I refer to the first page of this paper. It says that $[\frac{\partial }{\partial x},y]=0$, where $[]$ is the Lie bracket operation.
How do we see this? Under the standard Lie bracket operation $[a,b]=ab-ba$, how would one expand $[\frac{\partial }{\partial x},y]$?
On
Coming from physics we generally expand Lie brackets as we see fit and seldom care whether the resulting expression is mathematically correct as written. One should not forget, that in general there's a function this operator is acting on, so:
$[\partial_x,y] = 0$ means actually $ [\partial_x,y]f(x,y)=\partial_x yf(x,y) - y\partial_x f(x,y) = 0$
The brackets are expanded exactly the way you're used to.
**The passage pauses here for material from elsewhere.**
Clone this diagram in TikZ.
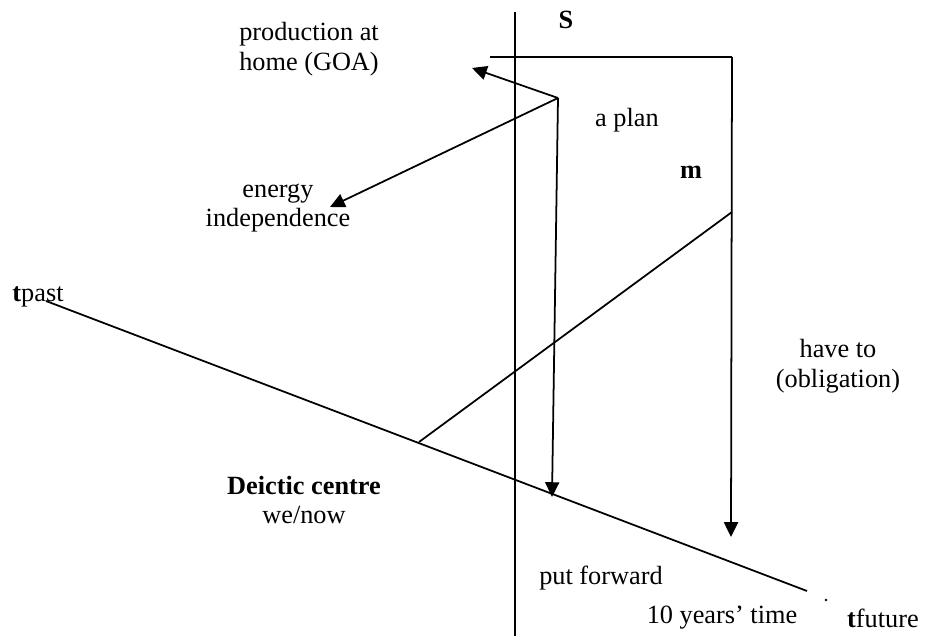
\documentclass[tikz,border=0pt]{standalone}
\usepackage{fontspec}
\setmainfont{Liberation Serif}
\usetikzlibrary{arrows.meta}
\tikzset{
  lbl/.style={align=center, inner sep=0pt, font=\fontsize{18.7}{21}\selectfont},
  arr/.style={-{Triangle[length=10.5pt,width=10pt]}},
}
\begin{document}
\begin{tikzpicture}[x=0.025cm, y=-0.025cm, line width=1.25pt]
    \useasboundingbox (0,0) rectangle (929,636);
    % points of the picture
    \coordinate (axtop) at (515,12);
    \coordinate (axbot) at (515,636);
    \coordinate (sleft) at (490,57);
    \coordinate (scorner) at (732,57);
    \coordinate (sdown) at (731,537);
    \coordinate (plan) at (558,98);
    \coordinate (goa) at (472,68);
    \coordinate (indep) at (330,207);
    \coordinate (fwd) at (552,497);
    \coordinate (tp) at (46,301);
    \coordinate (tf) at (807,591);
    \coordinate (deic) at (419,442);
    \coordinate (mtop) at (732,212);
    % lines
    \draw (axtop) -- (axbot);
    \draw (tp) -- (tf);
    \draw (sleft) -- (scorner);
    \draw[arr] (scorner) -- (sdown);
    \draw[arr] (plan) -- (goa);
    \draw[arr] (plan) -- (indep);
    \draw[arr] (plan) -- (fwd);
    \draw (deic) -- (mtop);
    \fill (826,600) circle (1pt) coordinate (dot);
    % labels
    \node[lbl] (s) at (566,20) {\textbf{S}};
    \node[lbl] (prod) at (309,49) {production at\\home (GOA)};
    \node[lbl] (energy) at (278,208) {energy\\independence};
    \node[lbl] (aplan) at (627,120) {a plan};
    \node[lbl] (m) at (691,172) {\textbf{m}};
    \node[lbl] (oblig) at (838,366) {have to\\(obligation)};
    \node[lbl] (tpast) at (38,297) {\textbf{t}past};
    \node[lbl] (centre) at (304,500) {\textbf{Deictic centre}\\we/now};
    \node[lbl] (put) at (601,578) {put forward};
    \node[lbl] (years) at (722,618) {10 years’ time};
    \node[lbl] (tfuture) at (883,618) {\textbf{t}future};
\end{tikzpicture}
\end{document}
So we have $$ [\frac{\partial}{\partial x}, y]=\frac{\partial}{\partial x}y-y\frac{\partial}{\partial x} $$ where $\frac{\partial}{\partial x}$ is the operator "partial differentiation with respect to $x$", and $y$ is the operator "multiply by the function $f(x,y)=y$", and operators are applied right-to-left. In order to do calculations, it is often advisable to apply the operator to a dummy function, $g$. We get $$ [\frac{\partial}{\partial x}, y]g=(\frac{\partial}{\partial x}y-y\frac{\partial}{\partial x})g\\ =\frac{\partial}{\partial x}(fg)-f\frac{\partial}{\partial x}g $$ And you can now see that this results in $0$; $f$ doesn't depend on $x$, so multiplying with it before or after the partial differentiation makes no difference.
Note that one usually writes $y$ instead of $f$. That means that the letter $y$ is used both for the function and for the operator. This is unfortunate, but it's the way physicists roll.